Stephane Eranian wrote:
Gentlemen,
On Tue, Oct 31, 2006 at 01:59:52PM -0500, William Cohen wrote:
This is being run on a 2.6.18 kernel with the perfmon patchs. The libpfm is
the snapshot from 060926. I don't know if this might be a version issue,
but it can't hurt to include those details. I reconfigured with the
additional option. I also turned on /sys/kernel/perfmon/debug (the
messages.txt file).
PAPI_DEBUG=SUBSTRATE ./utils/papi_command_line PAPI_TOT_CYC >&
/tmp/output.txt
It looks like the actual write to the pmc is the problem. I should add that
when I try to run pfmon after this that the machine locks up. I assumpte
that the is an oops. However, I have a GUI console so I can't see the
specific panic that is occurring on my laptop.
Which machine is this run on, your AMD64 laptop?
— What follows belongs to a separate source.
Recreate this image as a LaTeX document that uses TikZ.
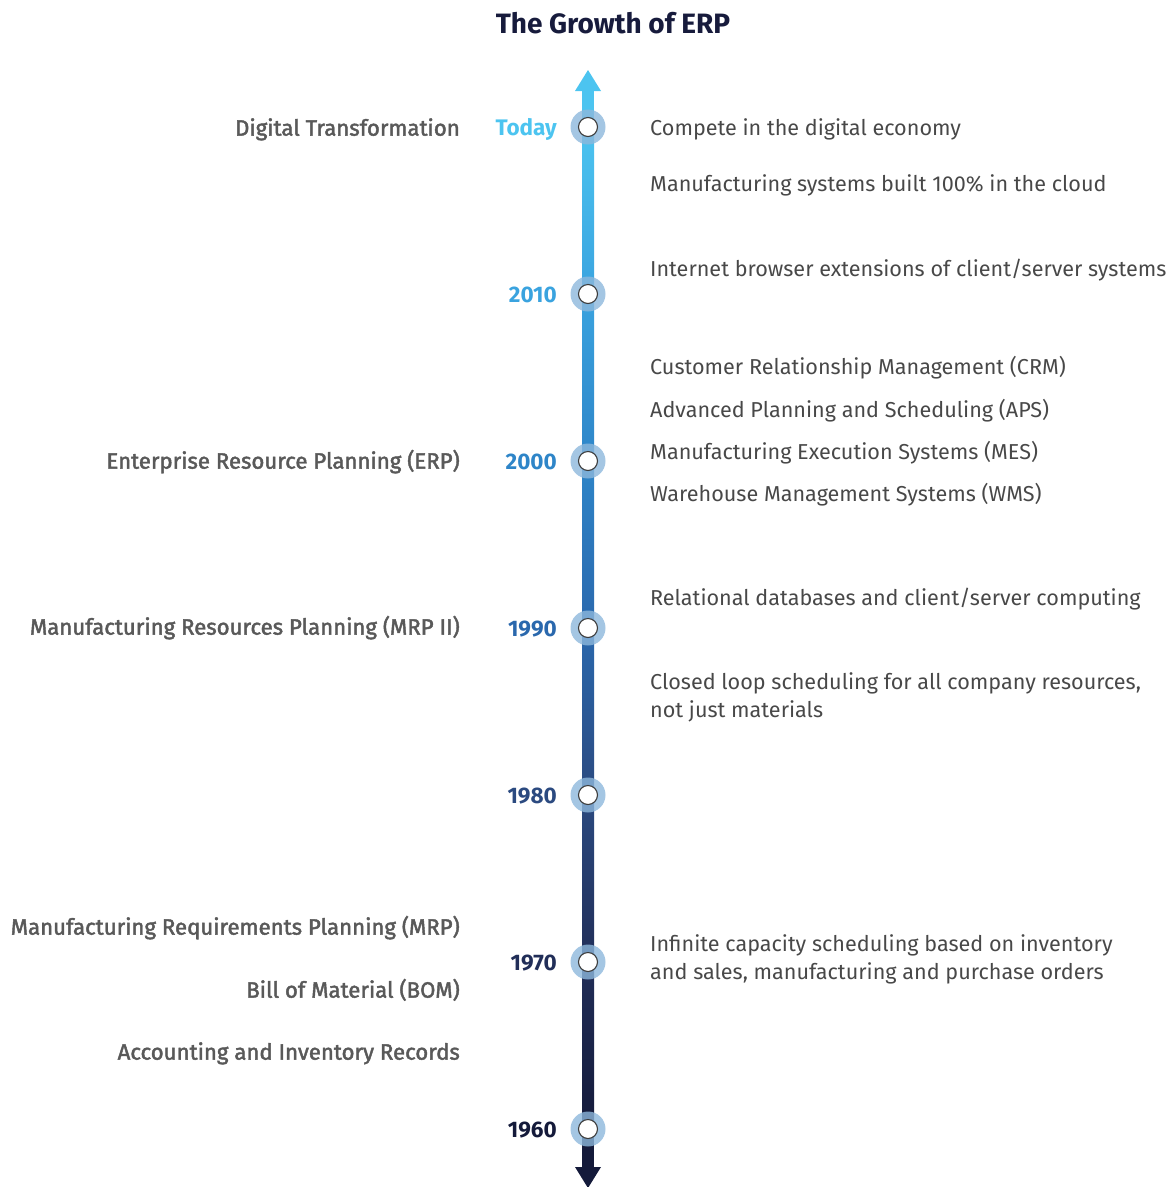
\documentclass[tikz,border=0pt]{standalone}
\usepackage{fontspec}
\setmainfont{Fira Sans}
\newfontfamily\medfont{Fira Sans}[FakeBold=2]
\usetikzlibrary{calc}

\definecolor{cToday}{HTML}{4CC4F0}
\definecolor{c2010}{HTML}{3AA3DF}
\definecolor{c2000}{HTML}{2E85C8}
\definecolor{c1990}{HTML}{2A68AD}
\definecolor{c1980}{HTML}{2B4A80}
\definecolor{c1970}{HTML}{212E58}
\definecolor{c1960}{HTML}{141A3A}
\definecolor{titlecol}{HTML}{171B3C}
\definecolor{leftcol}{HTML}{595959}
\definecolor{rightcol}{HTML}{484848}
\definecolor{halocol}{HTML}{8DB8DC}
\definecolor{dotrim}{HTML}{3C3C3C}

\tikzset{
  halo/.style={circle, inner sep=0pt, minimum size=35pt, fill=halocol, fill opacity=0.8},
  dot/.style={circle, inner sep=0pt, minimum size=19pt, fill=white, draw=dotrim, line width=1.1pt},
  era/.style={anchor=mid east, yshift=-5pt, font=\fontsize{22.2}{26}\medfont, text=leftcol, inner sep=0pt},
  year/.style={anchor=mid east, yshift=-5pt, font=\fontsize{22.5}{26}\selectfont\bfseries, inner sep=0pt},
  event/.style={anchor=mid west, yshift=-5pt, font=\fontsize{21.6}{26}\selectfont, text=rightcol, inner sep=0pt},
  event2/.style={anchor=north west, yshift=-5pt, font=\fontsize{21.6}{28}\selectfont, text=rightcol, inner sep=0pt, align=left},
}

\begin{document}
\begin{tikzpicture}[x=1pt, y=-1pt]
\useasboundingbox (0,0) rectangle (1174,1187);

% title
\node[font=\fontsize{28}{32}\selectfont\bfseries, text=titlecol] (title) at (613,23) {The Growth of ERP};

% positions on the time axis
\coordinate (top) at (588,70);
\coordinate (bot) at (588,1188);
\coordinate (p0) at (588,127);
\coordinate (p1) at (588,294);
\coordinate (p2) at (588,461);
\coordinate (p3) at (588,628);
\coordinate (p4) at (588,795);
\coordinate (p5) at (588,962);
\coordinate (p6) at (588,1129);

% axis bar, shaded segment by segment
\fill[cToday] ($(top)+(-6,18)$) rectangle ($(p0)+(6,0)$);
\shade[top color=cToday, bottom color=c2010] ($(p0)+(-6,0)$) rectangle ($(p1)+(6,0)$);
\shade[top color=c2010, bottom color=c2000] ($(p1)+(-6,0)$) rectangle ($(p2)+(6,0)$);
\shade[top color=c2000, bottom color=c1990] ($(p2)+(-6,0)$) rectangle ($(p3)+(6,0)$);
\shade[top color=c1990, bottom color=c1980] ($(p3)+(-6,0)$) rectangle ($(p4)+(6,0)$);
\shade[top color=c1980, bottom color=c1970] ($(p4)+(-6,0)$) rectangle ($(p5)+(6,0)$);
\shade[top color=c1970, bottom color=c1960] ($(p5)+(-6,0)$) rectangle ($(p6)+(6,0)$);
\fill[c1960] ($(p6)+(-6,0)$) rectangle ($(bot)+(6,-20)$);

% arrow heads
\fill[cToday] (top) -- ++(13,21) -- ++(-26,0) -- cycle;
\fill[c1960] (bot) -- ++(13,-21) -- ++(-26,0) -- cycle;

% markers
\foreach \i in {0,...,6} {
  \node[halo] (h\i) at (p\i) {};
  \node[dot] (m\i) at (p\i) {};
}

% years
\node[year, text=cToday] (y0) at (557,128) {Today};
\node[year, text=c2010]  (y1) at (557,295) {2010};
\node[year, text=c2000]  (y2) at (557,462) {2000};
\node[year, text=c1990]  (y3) at (557,629) {1990};
\node[year, text=c1980]  (y4) at (557,796) {1980};
\node[year, text=c1970]  (y5) at (557,963) {1970};
\node[year, text=c1960]  (y6) at (557,1130) {1960};

% eras, left side
\node[era] (e0) at (460,128) {Digital Transformation};
\node[era] (e1) at (460,461) {Enterprise Resource Planning (ERP)};
\node[era] (e2) at (460,627) {Manufacturing Resources Planning (MRP II)};
\node[era] (e3) at (460,927) {Manufacturing Requirements Planning (MRP)};
\node[era] (e4) at (460,990) {Bill of Material (BOM)};
\node[era] (e5) at (460,1052) {Accounting and Inventory Records};

% events, right side
\node[event] (r0) at (650,128) {Compete in the digital economy};
\node[event] (r1) at (650,184) {Manufacturing systems built 100\% in the cloud};
\node[event] (r2) at (650,269) {Internet browser extensions of client/server systems};
\node[event] (r3) at (650,367) {Customer Relationship Management (CRM)};
\node[event] (r4) at (650,410) {Advanced Planning and Scheduling (APS)};
\node[event] (r5) at (650,452) {Manufacturing Execution Systems (MES)};
\node[event] (r6) at (650,494) {Warehouse Management Systems (WMS)};
\node[event] (r7) at (650,598) {Relational databases and client/server computing};
\node[event2] (r8) at (650,667) {Closed loop scheduling for all company resources,\\not just materials};
\node[event2] (r9) at (650,929) {Infinite capacity scheduling based on inventory\\and sales, manufacturing and purchase orders};
\end{tikzpicture}
\end{document}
Yes, this is an AMD64 laptop.
Oct 31 13:42:08 yugo kernel: perfmon: __pfm_write_pmcs.356: CPU0 [4670]: pmc0
is not implemented/unaccessible
Your are trying to write pmc0. If on AMd64 or P6, pmc0 normally exist UNLESS
you have the NMI watchdog turned
on. Take a look in /sys/kernel/perfmon/pmu_desc, if you do not have a pmc0
subdir, then that is probably the
issue.
I do not know how PAPI uses libpfm, but if you take a look at the examples, you will see that they
pass a bitmask pfp_unavail_pmcs to pfm_dispatch_events(). This is the list of PMC that are not
available. Using this information libpfm, work around the PMC limitations. You
need to populate
the bitmask, in the example subdir, take a look a detect_pmcs.c. I suspect PAPI
is nott doing this, thus
libpfm returns an invalid assignment. Tools cannot assume they own the entire
PMU, they need to query
what's available.
Hope this helps.
Yes, the problem is definitely that pmc0 is not available and the PAPI code is
trying to blindly use it.
What is the magic operation to turn off the nmi watchdog?